Kaleidoscope Concert: A Multi-Colored Experience

Afton Weaver, Staff Reporter

Music poured out from every corner of Hunter Conservatory at this year’s second annual Kaleidoscope Concert on Sunday, Nov. 5, turning the intimate space into a multi-colored, immersive experience unparalleled by any other concert Whitties might attend.

An experimental performance, Kaleidoscope offers an ever-changing, yet fluid compilation of music collected and performed by Whitman students and community members alike. The 45-minute concert, directed by Professor Kristin Vining, was composed by various musicians and incorporated unique pieces that came together to create one continuous composition for the audience. Audience members took in the sights and sounds of a beautifully decorated Kimball, lit only by twinkling lights which hint to where the music was coming from.

Each piece was unique, representing diverse genres and styles of music that are atypical of a conventional concert which might exhibit more carefully orchestrated performances of jazz and classical music. At Kaleidoscope, listeners were immersed in unwonted sounds of the Freedom Singers and the Whitman Chorus, along with other solo instrumental pieces.

Photo by Taj Howe

Among the performances were two Irish and American fiddle tunes, performed by sophomore Sami Braman. Although her peers and fellow musicians often hear her playing casually, this was the first time she was able to perform a fiddle piece for a music department organized event. The sounds of her individual pieces contributed to the uplifting mood of the overall experience.

“[The concert was] focused on the sound of the music and the experience of being in the middle of it all rather than the performance,” Braman said. “Usually we’re watching the performance at Chism or Cordiner and it’s a big thing. This is more of a community thing where we’re all experiencing the sound experience.”

In an attempt to recreate a music experience of the past, the musicians were scattered around Hunter in balconies as well as on the main floor.

“This concert is unique because back in the day, the music in Whitman was all in Hunter, and it was a very reverberate place,” Braman said. “You could always hear everyone practicing at the same time and it was a little more chaotic. I think Professor Vining wanted to harken back to the way that musicians sounded then, and so having people play on each balcony was a cool way to do that.”

Audience members sat on the main floor and stood dispersed around the four tiers of balcony while performers occupied all space in between, creating a three-dimensional musical experience for listeners.

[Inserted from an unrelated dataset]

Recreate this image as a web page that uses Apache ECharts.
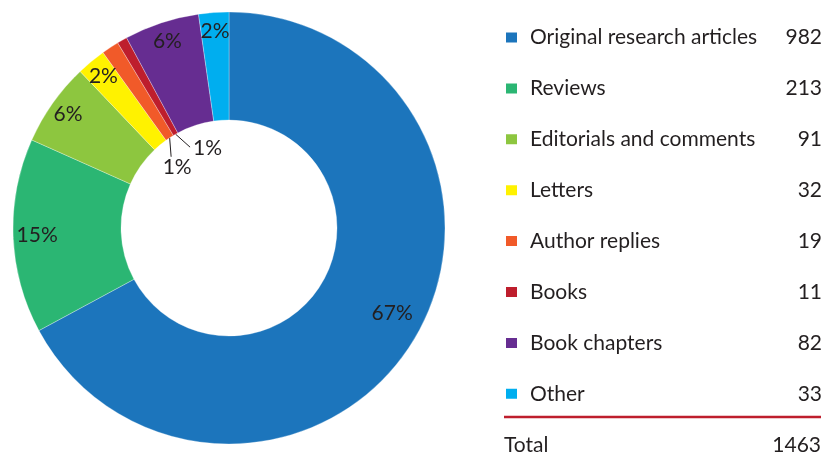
<!DOCTYPE html>
<html>
<head>
<meta charset="utf-8">
<script src="https://cdn.jsdelivr.net/npm/echarts@6/dist/echarts.min.js"></script>
<style>
  html, body { margin: 0; padding: 0; background: #fff; }
  #chart { width: 824px; height: 455px; }
</style>
</head>
<body>
<div id="chart"></div>
<script>
    const categories = ['Original research articles', 'Reviews', 'Editorials and comments', 'Letters',
        'Author replies', 'Books', 'Book chapters', 'Other'];
    const counts = [982, 213, 91, 32, 19, 11, 82, 33];
    const colors = ['#1c75bc', '#2bb673', '#8dc63f', '#fff200', '#f15a29', '#be1e2d', '#662d91', '#00aeef'];

    const total = counts.reduce((a, b) => a + b, 0);
    const font = 'Lato';
    const fs = 21;
    const ink = '#231f20';
    const center = [229, 228];
    const rInner = 108, rOuter = 216;

    // label placement tweaks (radius / angle in degrees clockwise from top)
    const labelTweak = { 0: { r: 184, angle: 117.5 }, 1: { r: 192 } };
    // small slices get their label pulled into the hole with a leader line
    const holeLabels = {
        4: { line: [1.5, 19], text: [7.5, 29], align: 'center' },
        5: { line: [14.5, 13], text: [17.5, 14], align: 'left' }
    };

    function midAngle(i) {
        let before = 0;
        for (let k = 0; k < i; k++) before += counts[k];
        return (before + counts[i] / 2) / total * 360;
    }
    function polar(deg, r) {
        const a = deg * Math.PI / 180;
        return [center[0] + r * Math.sin(a), center[1] - r * Math.cos(a)];
    }

    const chart = echarts.init(document.getElementById('chart'));

    chart.setOption({
        backgroundColor: '#fff',
        color: colors,
        animation: false,
        legend: {
            orient: 'vertical',
            left: 504,
            top: 27,
            padding: 0,
            itemWidth: 13,
            itemHeight: 12,
            itemGap: 29.9,
            icon: 'rect',
            selectedMode: false,
            data: categories,
            formatter: function (name) {
                return '{n|' + name + '}{v|' + counts[categories.indexOf(name)] + '}';
            },
            textStyle: {
                fontFamily: font,
                fontSize: fs,
                color: ink,
                rich: {
                    n: { fontFamily: font, fontSize: fs, color: ink, width: 230, padding: [0, 0, 0, 7] },
                    v: { fontFamily: font, fontSize: fs, color: ink, width: 62, align: 'right' }
                }
            }
        },
        graphic: [
            {
                type: 'line',
                shape: { x1: 504, y1: 417, x2: 821, y2: 417 },
                style: { stroke: '#be1e2d', lineWidth: 2.5 }
            },
            {
                type: 'text',
                x: 504,
                y: 445,
                style: { text: 'Total', font: fs + 'px ' + font, fill: ink, verticalAlign: 'middle' }
            },
            {
                type: 'text',
                x: 821,
                y: 445,
                style: { text: String(total), font: fs + 'px ' + font, fill: ink, align: 'right', verticalAlign: 'middle' }
            }
        ],
        series: [{
            type: 'pie',
            center: center,
            radius: [rInner, rOuter],
            startAngle: 90,
            clockwise: true,
            avoidLabelOverlap: false,
            itemStyle: { borderColor: '#fff', borderWidth: 0.3 },
            label: {
                show: true,
                position: 'inside',
                fontFamily: font,
                fontSize: fs,
                color: ink,
                formatter: function (p) {
                    return Math.round(p.value / total * 100) + '%';
                }
            },
            emphasis: { disabled: true },
            labelLayout: function (p) {
                const i = p.dataIndex;
                const hole = holeLabels[i];
                if (hole) {
                    const a = polar(midAngle(i), rInner);
                    return {
                        x: a[0] + hole.text[0],
                        y: a[1] + hole.text[1],
                        align: hole.align,
                        verticalAlign: 'middle',
                        labelLinePoints: [a, [a[0] + hole.line[0], a[1] + hole.line[1]]]
                    };
                }
                const t = labelTweak[i] || {};
                const pt = polar(t.angle != null ? t.angle : midAngle(i), t.r || 197);
                return { x: pt[0], y: pt[1], align: 'center', verticalAlign: 'middle' };
            },
            data: categories.map(function (name, i) {
                const item = { name: name, value: counts[i] };
                if (holeLabels[i]) {
                    item.label = { position: 'outside' };
                    item.labelLine = { show: true, length: 5, length2: 5, lineStyle: { color: ink, width: 1 } };
                }
                return item;
            })
        }]
    });
</script>
</body>
</html>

“The audience will have a fun time hearing a sound and not knowing where it’s coming from or who is playing it,” Braman said. “I think that’s an interesting experience, having sounds come from all around you rather than just in front of you.”

To Sophomore Erin Cunningham, who performed as an accompanist on the cello, the transitions of each individual piece flawlessly into the next one allowed her to fully engage with the music.

“It’s supposed to be seamless,” Cunningham said. “The last note of the preceding piece seamlessly transitions in to the new piece and that is really cool because we don’t usually get to play like that. Usually when you perform, there are all these gaps and setting up and motion and movement … the ambiance of [Kaleidoscope Concert] allows you to be fully immersed in the music. The audience should never be confused about what’s going and they should just be following the music and just be immersed but at the same time it’s casual and fun.”

Collaborating to create this brief yet complex concert, Whitman students and community musicians added depth and width to the sound.

“Dr. Vining got the whole community involved,” Cunningham said. “The concert was created through submission of pieces, so it was kind of formed to encompass a diverse set of ideas and visions.”

Among the audience members was sophomore Shanti Borling. Having attended the concert to take a break from her Sunday evening workload, Borling left feeling refreshed and in awe of the incredible talent that transpires when Whitman students and community members bring together ideas.

“It was incredibly peaceful,” Borling said. “I think it’s really cool how the music program connects with local musicians. That really added to the experience.”

As the piano uttered its last few euphonious sounds to close the concert, the conservatory filled with applause.

“All the music means something and we all put it together,” Cunningham said.

The culmination of experimentation and collaboration, Kaleidoscope Concert brought together musicians of different backgrounds and genres of music to perform all together, an opportunity they get only once a year.